** BEGIN Dataset excerpt **
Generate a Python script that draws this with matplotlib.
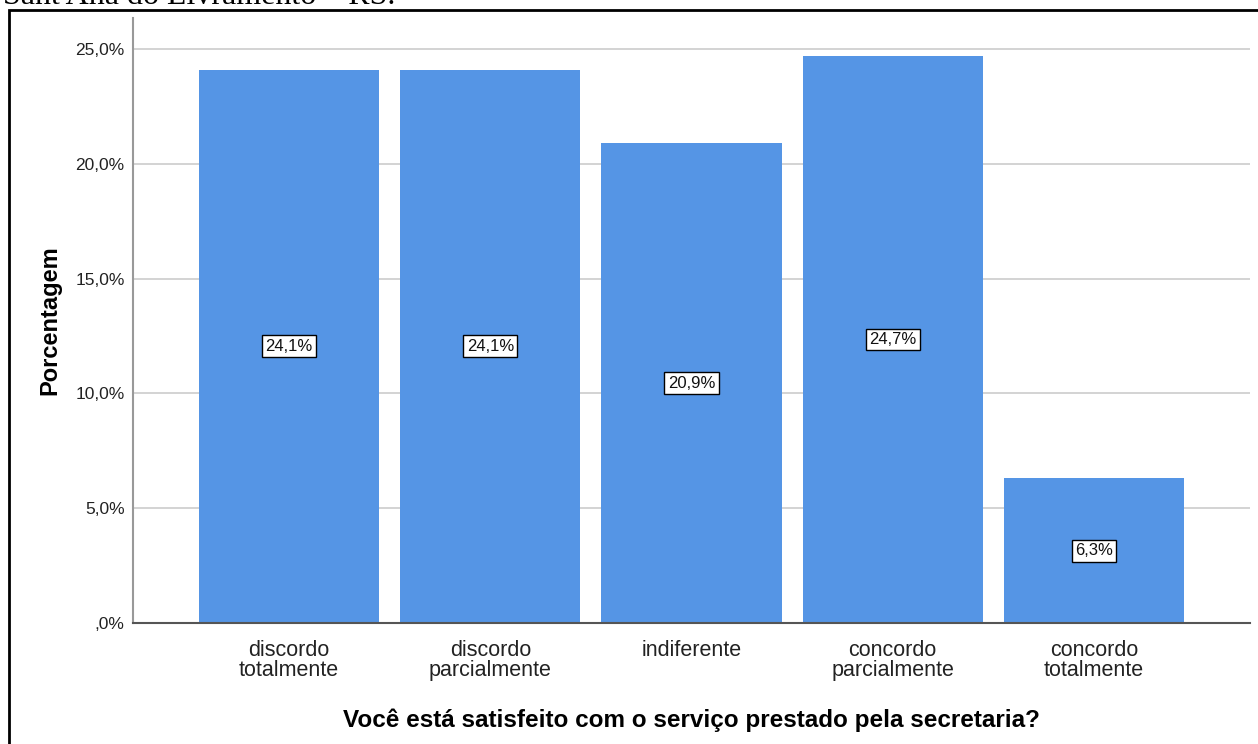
import matplotlib
matplotlib.use("Agg")
import matplotlib.pyplot as plt
from matplotlib.patches import Rectangle
from matplotlib.ticker import FuncFormatter

categories = ["discordo\ntotalmente", "discordo\nparcialmente", "indiferente",
              "concordo\nparcialmente", "concordo\ntotalmente"]
percentages = [24.1, 24.1, 20.9, 24.7, 6.3]
yticks = [0, 5, 10, 15, 20, 25]

BAR_COLOR = "#5595e5"
FONT = "Liberation Sans"

W, H = 1258, 744
fig = plt.figure(figsize=(W / 100, H / 100), dpi=100)

# cut-off caption line of the source document and the frame around the chart
fig.text(0.002, 1 - 3.5 / H, "Sant'Ana do Livramento \u2013 RS.", family="Liberation Serif",
         fontsize=23, ha="left", va="baseline")
fig.patches.append(Rectangle((9 / W, -0.1), 1.2, 1.1 - 10.5 / H, transform=fig.transFigure,
                             fill=False, edgecolor="black", linewidth=2))

ax = fig.add_axes([133 / W, 1 - 623 / H, (1250 - 133) / W, (623 - 18) / H])
x = range(len(categories))
ax.bar(x, percentages, width=0.896, color=BAR_COLOR, zorder=2)

for xi, v in zip(x, percentages):
    ax.text(xi, v / 2, f"{v:.1f}%".replace(".", ","), ha="center", va="center",
            family=FONT, fontsize=12, color="#111111", zorder=3,
            bbox=dict(boxstyle="square,pad=0.2", facecolor="white",
                      edgecolor="black", linewidth=1))


def pct(v, _):
    s = ("%.1f%%" % v).replace(".", ",")
    return s[1:] if v == 0 else s


ax.set_xlim(-0.776, 4.776)
ax.set_ylim(0, 26.35)
ax.set_yticks(yticks)
ax.yaxis.set_major_formatter(FuncFormatter(pct))
ax.set_xticks(list(x))
ax.set_xticklabels(categories, family=FONT, fontsize=15.5, color="#222222", linespacing=0.95)
for lbl in ax.get_yticklabels():
    lbl.set_family(FONT)
    lbl.set_fontsize(12.5)
    lbl.set_color("#222222")
ax.tick_params(axis="both", length=0)
ax.tick_params(axis="x", pad=12)
ax.tick_params(axis="y", pad=6)

ax.grid(axis="y", color="#cccccc", linewidth=1.2, zorder=0)
for s in ["top", "right"]:
    ax.spines[s].set_visible(False)
ax.spines["left"].set_color("#999999")
ax.spines["left"].set_linewidth(1.5)
ax.spines["bottom"].set_color("#555555")
ax.spines["bottom"].set_linewidth(1.5)
ax.spines["bottom"].set_zorder(4)

ax.set_ylabel("Porcentagem", family=FONT, fontsize=17, fontweight="bold", labelpad=10)
ax.set_xlabel("Você está satisfeito com o serviço prestado pela secretaria?",
              family=FONT, fontsize=17.5, fontweight="bold", labelpad=20)

fig.savefig("out.png", dpi=100)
** END Dataset excerpt **
What to work on: Restate, line by line and word for word, everything from the top of the material through the line that contains "ax.bar(x, percentages, width=0.896, color=BAR_COLOR, zorder=2)". Leave pictures out.

Reply to the exercise:
Generate a Python script that draws this with matplotlib.
import matplotlib
matplotlib.use("Agg")
import matplotlib.pyplot as plt
from matplotlib.patches import Rectangle
from matplotlib.ticker import FuncFormatter

categories = ["discordo\ntotalmente", "discordo\nparcialmente", "indiferente",
              "concordo\nparcialmente", "concordo\ntotalmente"]
percentages = [24.1, 24.1, 20.9, 24.7, 6.3]
yticks = [0, 5, 10, 15, 20, 25]

BAR_COLOR = "#5595e5"
FONT = "Liberation Sans"

W, H = 1258, 744
fig = plt.figure(figsize=(W / 100, H / 100), dpi=100)

# cut-off caption line of the source document and the frame around the chart
fig.text(0.002, 1 - 3.5 / H, "Sant'Ana do Livramento \u2013 RS.", family="Liberation Serif",
         fontsize=23, ha="left", va="baseline")
fig.patches.append(Rectangle((9 / W, -0.1), 1.2, 1.1 - 10.5 / H, transform=fig.transFigure,
                             fill=False, edgecolor="black", linewidth=2))

ax = fig.add_axes([133 / W, 1 - 623 / H, (1250 - 133) / W, (623 - 18) / H])
x = range(len(categories))
ax.bar(x, percentages, width=0.896, color=BAR_COLOR, zorder=2)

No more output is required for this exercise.